Aim | Pick out every line in the data below that holds "this".
____
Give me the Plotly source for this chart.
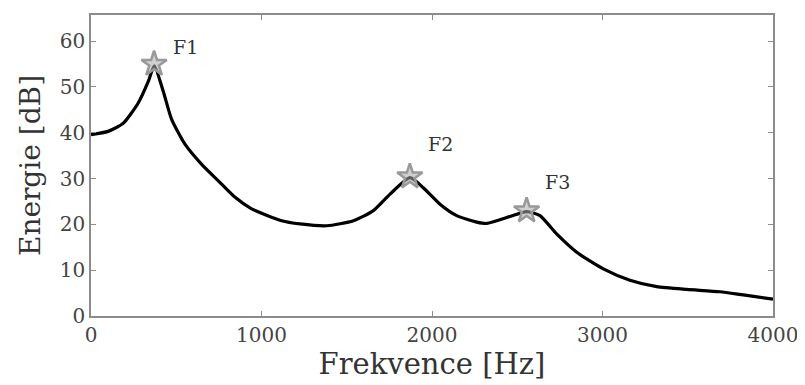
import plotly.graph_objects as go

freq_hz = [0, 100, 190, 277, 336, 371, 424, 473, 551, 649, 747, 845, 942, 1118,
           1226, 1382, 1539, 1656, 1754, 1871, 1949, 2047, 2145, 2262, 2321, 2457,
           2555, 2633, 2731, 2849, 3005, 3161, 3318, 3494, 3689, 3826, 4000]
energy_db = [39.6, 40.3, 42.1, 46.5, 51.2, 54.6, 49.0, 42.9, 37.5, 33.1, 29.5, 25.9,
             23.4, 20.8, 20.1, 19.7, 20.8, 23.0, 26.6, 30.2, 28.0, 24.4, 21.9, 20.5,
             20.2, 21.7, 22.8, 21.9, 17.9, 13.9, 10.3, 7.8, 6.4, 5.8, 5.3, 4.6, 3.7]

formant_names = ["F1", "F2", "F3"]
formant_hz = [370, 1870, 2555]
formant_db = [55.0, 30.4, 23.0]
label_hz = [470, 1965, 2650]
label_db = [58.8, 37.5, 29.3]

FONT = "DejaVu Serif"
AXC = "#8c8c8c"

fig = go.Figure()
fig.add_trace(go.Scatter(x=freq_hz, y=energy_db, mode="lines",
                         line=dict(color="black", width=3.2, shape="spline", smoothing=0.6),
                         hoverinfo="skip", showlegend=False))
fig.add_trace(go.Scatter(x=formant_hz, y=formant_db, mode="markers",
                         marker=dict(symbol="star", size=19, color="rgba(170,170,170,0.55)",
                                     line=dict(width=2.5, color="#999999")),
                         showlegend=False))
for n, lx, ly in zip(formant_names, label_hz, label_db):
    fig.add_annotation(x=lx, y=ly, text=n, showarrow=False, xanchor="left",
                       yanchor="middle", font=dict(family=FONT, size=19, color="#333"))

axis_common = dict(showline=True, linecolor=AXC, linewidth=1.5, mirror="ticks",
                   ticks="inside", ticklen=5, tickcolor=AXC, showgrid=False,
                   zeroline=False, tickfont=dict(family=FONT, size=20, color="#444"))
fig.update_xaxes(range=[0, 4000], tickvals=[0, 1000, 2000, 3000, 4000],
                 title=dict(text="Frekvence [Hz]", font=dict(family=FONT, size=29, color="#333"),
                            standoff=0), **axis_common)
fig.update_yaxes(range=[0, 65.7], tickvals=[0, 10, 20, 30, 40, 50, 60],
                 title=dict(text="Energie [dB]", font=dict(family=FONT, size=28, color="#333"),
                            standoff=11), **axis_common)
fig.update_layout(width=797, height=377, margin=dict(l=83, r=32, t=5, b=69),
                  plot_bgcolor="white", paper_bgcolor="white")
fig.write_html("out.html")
____
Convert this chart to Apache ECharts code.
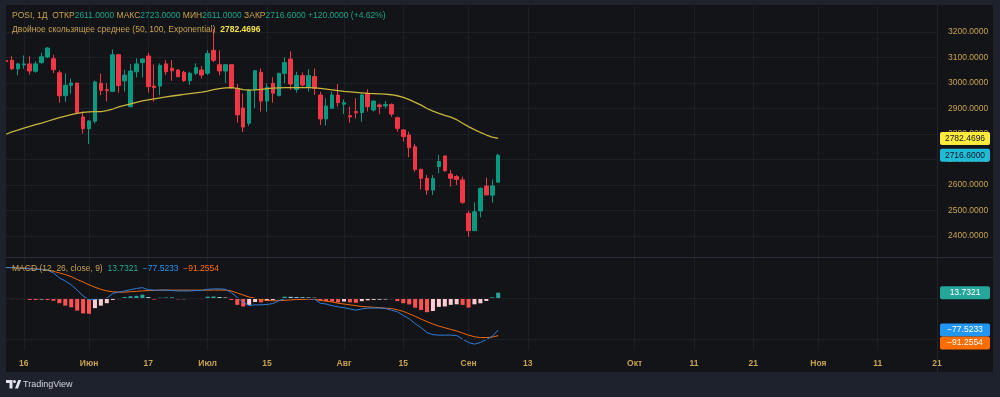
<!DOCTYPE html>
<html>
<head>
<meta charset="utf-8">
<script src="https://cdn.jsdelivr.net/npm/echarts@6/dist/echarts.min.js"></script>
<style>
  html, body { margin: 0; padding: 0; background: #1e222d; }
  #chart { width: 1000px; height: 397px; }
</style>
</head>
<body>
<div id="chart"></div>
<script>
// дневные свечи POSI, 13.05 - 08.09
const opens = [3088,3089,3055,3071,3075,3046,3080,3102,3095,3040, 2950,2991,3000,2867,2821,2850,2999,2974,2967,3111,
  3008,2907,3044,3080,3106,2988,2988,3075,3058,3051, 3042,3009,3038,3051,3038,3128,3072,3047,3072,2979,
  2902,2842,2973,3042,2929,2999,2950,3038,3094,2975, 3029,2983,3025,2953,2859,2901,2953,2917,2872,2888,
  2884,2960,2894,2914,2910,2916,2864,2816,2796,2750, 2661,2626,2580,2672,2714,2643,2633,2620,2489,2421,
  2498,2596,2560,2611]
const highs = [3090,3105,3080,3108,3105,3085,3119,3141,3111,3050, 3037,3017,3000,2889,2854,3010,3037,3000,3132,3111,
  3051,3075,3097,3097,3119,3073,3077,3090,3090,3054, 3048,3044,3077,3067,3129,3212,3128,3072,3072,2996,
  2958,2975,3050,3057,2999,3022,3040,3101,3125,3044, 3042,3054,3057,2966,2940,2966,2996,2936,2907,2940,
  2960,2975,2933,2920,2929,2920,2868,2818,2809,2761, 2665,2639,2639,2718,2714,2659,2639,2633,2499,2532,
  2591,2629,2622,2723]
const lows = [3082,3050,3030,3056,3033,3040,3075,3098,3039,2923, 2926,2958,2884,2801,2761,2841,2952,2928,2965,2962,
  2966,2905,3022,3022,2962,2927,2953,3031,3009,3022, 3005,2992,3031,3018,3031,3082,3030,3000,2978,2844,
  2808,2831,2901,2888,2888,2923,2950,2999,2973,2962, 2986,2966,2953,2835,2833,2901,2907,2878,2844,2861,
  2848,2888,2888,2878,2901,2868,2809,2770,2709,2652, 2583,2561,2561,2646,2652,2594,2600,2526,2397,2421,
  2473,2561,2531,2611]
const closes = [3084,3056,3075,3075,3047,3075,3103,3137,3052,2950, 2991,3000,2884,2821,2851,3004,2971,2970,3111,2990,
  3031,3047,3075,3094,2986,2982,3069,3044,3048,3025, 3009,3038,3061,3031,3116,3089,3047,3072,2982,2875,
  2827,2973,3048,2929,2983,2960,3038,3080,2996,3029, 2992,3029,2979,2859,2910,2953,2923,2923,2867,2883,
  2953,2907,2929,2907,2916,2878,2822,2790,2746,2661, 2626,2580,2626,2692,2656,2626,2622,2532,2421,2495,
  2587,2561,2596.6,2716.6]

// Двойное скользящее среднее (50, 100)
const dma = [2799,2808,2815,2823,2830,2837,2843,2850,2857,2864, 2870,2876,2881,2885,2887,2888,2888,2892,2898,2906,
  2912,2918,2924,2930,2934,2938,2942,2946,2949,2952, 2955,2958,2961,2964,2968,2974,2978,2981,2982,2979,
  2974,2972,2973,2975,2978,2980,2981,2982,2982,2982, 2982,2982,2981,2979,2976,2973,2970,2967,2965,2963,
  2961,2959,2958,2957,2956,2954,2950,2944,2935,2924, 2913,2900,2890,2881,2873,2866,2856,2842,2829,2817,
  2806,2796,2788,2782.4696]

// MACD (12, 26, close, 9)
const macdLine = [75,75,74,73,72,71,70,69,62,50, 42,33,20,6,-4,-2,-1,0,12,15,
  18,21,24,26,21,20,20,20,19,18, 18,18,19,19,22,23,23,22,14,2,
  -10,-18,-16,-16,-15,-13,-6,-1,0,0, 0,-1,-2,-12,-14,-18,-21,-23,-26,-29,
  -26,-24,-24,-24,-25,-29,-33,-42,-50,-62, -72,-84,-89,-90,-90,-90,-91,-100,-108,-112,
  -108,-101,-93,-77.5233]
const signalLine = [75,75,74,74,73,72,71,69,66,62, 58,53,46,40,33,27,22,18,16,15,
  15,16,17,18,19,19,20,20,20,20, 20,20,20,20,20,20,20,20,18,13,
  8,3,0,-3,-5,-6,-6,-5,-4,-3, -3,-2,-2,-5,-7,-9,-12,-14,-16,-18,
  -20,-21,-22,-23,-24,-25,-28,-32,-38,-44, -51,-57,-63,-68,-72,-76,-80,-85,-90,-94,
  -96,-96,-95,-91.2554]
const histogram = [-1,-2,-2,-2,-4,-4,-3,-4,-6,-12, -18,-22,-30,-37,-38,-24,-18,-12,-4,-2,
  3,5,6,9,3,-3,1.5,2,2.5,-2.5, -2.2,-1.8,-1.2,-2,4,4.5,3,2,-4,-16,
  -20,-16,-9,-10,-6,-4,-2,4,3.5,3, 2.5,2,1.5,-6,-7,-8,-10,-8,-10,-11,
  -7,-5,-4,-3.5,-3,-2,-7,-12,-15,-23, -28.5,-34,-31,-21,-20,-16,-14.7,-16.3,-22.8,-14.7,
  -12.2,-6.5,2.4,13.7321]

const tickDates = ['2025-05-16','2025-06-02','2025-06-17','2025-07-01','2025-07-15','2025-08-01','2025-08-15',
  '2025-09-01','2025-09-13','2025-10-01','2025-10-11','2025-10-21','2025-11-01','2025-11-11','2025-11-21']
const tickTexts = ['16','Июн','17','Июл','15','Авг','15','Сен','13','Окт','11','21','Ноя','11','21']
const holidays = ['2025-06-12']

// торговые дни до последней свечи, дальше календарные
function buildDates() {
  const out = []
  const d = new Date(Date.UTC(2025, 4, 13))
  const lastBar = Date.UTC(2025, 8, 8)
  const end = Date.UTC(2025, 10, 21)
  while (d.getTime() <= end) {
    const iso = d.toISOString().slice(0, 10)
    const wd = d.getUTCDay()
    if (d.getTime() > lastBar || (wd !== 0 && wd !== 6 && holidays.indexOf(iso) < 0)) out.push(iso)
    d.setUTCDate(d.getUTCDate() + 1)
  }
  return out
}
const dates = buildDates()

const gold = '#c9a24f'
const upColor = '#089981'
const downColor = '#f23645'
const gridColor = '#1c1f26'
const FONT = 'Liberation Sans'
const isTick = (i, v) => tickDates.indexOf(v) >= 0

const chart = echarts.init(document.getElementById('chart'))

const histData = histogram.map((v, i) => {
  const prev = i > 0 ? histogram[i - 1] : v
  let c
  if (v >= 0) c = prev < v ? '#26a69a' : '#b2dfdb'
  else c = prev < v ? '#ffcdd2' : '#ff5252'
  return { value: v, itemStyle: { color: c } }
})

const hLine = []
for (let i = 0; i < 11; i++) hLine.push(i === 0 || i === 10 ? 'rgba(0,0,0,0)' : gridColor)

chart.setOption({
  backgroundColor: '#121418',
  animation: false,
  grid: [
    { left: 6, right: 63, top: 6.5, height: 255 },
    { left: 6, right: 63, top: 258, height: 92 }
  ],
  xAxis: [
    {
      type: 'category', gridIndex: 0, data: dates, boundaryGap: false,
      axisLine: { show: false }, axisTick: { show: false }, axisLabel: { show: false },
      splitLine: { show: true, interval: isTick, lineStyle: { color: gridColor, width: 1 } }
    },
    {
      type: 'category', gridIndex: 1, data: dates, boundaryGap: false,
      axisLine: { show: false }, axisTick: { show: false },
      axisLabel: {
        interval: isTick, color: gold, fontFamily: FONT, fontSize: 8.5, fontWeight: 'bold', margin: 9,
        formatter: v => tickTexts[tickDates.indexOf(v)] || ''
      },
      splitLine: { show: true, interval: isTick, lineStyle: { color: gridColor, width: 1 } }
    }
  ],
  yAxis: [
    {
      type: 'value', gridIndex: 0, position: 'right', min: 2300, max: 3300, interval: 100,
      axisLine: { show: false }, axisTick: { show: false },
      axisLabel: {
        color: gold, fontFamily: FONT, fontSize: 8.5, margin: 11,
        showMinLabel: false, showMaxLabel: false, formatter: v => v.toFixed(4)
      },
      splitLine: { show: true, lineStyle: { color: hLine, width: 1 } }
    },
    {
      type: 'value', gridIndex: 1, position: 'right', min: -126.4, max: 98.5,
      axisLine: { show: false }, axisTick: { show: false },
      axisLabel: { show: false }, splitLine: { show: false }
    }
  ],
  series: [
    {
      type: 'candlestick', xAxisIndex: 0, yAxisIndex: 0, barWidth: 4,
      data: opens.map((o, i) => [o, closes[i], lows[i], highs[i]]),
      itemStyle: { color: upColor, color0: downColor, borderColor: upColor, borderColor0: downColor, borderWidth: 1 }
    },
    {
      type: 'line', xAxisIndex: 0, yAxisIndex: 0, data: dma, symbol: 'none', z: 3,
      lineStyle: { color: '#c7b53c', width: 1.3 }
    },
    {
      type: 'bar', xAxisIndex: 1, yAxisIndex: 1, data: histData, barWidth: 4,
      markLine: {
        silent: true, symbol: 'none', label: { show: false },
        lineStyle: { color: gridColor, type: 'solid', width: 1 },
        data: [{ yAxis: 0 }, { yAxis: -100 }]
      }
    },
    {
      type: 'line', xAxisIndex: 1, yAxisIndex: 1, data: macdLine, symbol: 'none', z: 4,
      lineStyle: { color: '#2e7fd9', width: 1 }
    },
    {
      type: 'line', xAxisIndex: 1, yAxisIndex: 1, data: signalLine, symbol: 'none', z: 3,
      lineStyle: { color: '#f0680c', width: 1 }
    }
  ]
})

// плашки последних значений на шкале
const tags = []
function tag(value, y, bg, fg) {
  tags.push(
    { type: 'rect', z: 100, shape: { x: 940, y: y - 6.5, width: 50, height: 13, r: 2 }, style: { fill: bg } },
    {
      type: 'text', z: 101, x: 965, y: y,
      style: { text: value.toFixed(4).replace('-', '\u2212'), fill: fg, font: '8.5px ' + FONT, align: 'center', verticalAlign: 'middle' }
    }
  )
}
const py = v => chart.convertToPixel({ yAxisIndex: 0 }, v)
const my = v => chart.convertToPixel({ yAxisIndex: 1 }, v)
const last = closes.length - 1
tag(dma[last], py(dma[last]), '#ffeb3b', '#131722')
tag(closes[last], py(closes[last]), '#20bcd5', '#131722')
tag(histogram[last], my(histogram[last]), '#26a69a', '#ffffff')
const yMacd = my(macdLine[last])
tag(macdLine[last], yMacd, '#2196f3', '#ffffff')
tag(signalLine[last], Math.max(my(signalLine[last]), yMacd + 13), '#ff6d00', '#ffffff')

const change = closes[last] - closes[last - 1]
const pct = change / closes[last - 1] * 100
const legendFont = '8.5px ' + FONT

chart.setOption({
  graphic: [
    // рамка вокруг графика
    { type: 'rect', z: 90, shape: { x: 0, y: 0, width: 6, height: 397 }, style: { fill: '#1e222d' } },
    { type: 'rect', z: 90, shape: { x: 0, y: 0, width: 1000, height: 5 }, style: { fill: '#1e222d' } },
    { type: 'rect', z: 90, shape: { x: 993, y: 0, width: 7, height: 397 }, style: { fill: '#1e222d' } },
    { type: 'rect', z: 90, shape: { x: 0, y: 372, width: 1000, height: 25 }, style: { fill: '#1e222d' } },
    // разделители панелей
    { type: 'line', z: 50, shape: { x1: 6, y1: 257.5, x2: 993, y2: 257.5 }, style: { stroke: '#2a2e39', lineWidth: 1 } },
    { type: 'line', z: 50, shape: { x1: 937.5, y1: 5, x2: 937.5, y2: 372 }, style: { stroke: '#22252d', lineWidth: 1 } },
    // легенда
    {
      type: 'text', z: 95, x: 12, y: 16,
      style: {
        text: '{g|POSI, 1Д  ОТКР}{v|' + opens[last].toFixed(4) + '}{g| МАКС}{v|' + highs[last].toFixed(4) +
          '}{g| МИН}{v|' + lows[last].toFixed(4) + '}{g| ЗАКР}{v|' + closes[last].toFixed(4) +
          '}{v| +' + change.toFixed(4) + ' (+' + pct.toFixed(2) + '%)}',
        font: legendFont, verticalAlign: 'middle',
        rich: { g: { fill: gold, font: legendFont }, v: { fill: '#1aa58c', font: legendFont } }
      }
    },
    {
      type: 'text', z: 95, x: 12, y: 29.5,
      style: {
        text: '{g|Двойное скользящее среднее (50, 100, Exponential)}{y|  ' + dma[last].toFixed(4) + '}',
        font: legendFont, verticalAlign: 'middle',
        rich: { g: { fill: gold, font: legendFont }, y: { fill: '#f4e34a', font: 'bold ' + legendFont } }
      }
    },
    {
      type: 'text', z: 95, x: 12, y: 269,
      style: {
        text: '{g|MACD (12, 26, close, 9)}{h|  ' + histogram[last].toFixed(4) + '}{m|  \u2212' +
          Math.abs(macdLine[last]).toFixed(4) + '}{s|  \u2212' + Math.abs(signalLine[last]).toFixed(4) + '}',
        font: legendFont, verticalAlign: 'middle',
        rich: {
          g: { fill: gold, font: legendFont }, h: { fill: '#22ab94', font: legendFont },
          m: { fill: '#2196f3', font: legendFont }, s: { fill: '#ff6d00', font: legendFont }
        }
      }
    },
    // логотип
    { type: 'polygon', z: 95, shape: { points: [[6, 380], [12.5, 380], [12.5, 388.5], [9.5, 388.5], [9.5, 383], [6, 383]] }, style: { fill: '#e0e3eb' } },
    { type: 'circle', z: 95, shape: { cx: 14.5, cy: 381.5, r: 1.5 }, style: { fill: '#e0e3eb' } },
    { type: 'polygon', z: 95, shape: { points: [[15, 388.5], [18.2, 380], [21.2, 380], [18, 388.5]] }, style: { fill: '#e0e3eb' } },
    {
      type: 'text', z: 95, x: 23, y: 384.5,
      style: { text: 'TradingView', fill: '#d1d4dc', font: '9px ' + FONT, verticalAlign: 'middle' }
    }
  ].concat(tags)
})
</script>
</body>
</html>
____
Answer to the task |
Give me the Plotly source for this chart.
Convert this chart to Apache ECharts code.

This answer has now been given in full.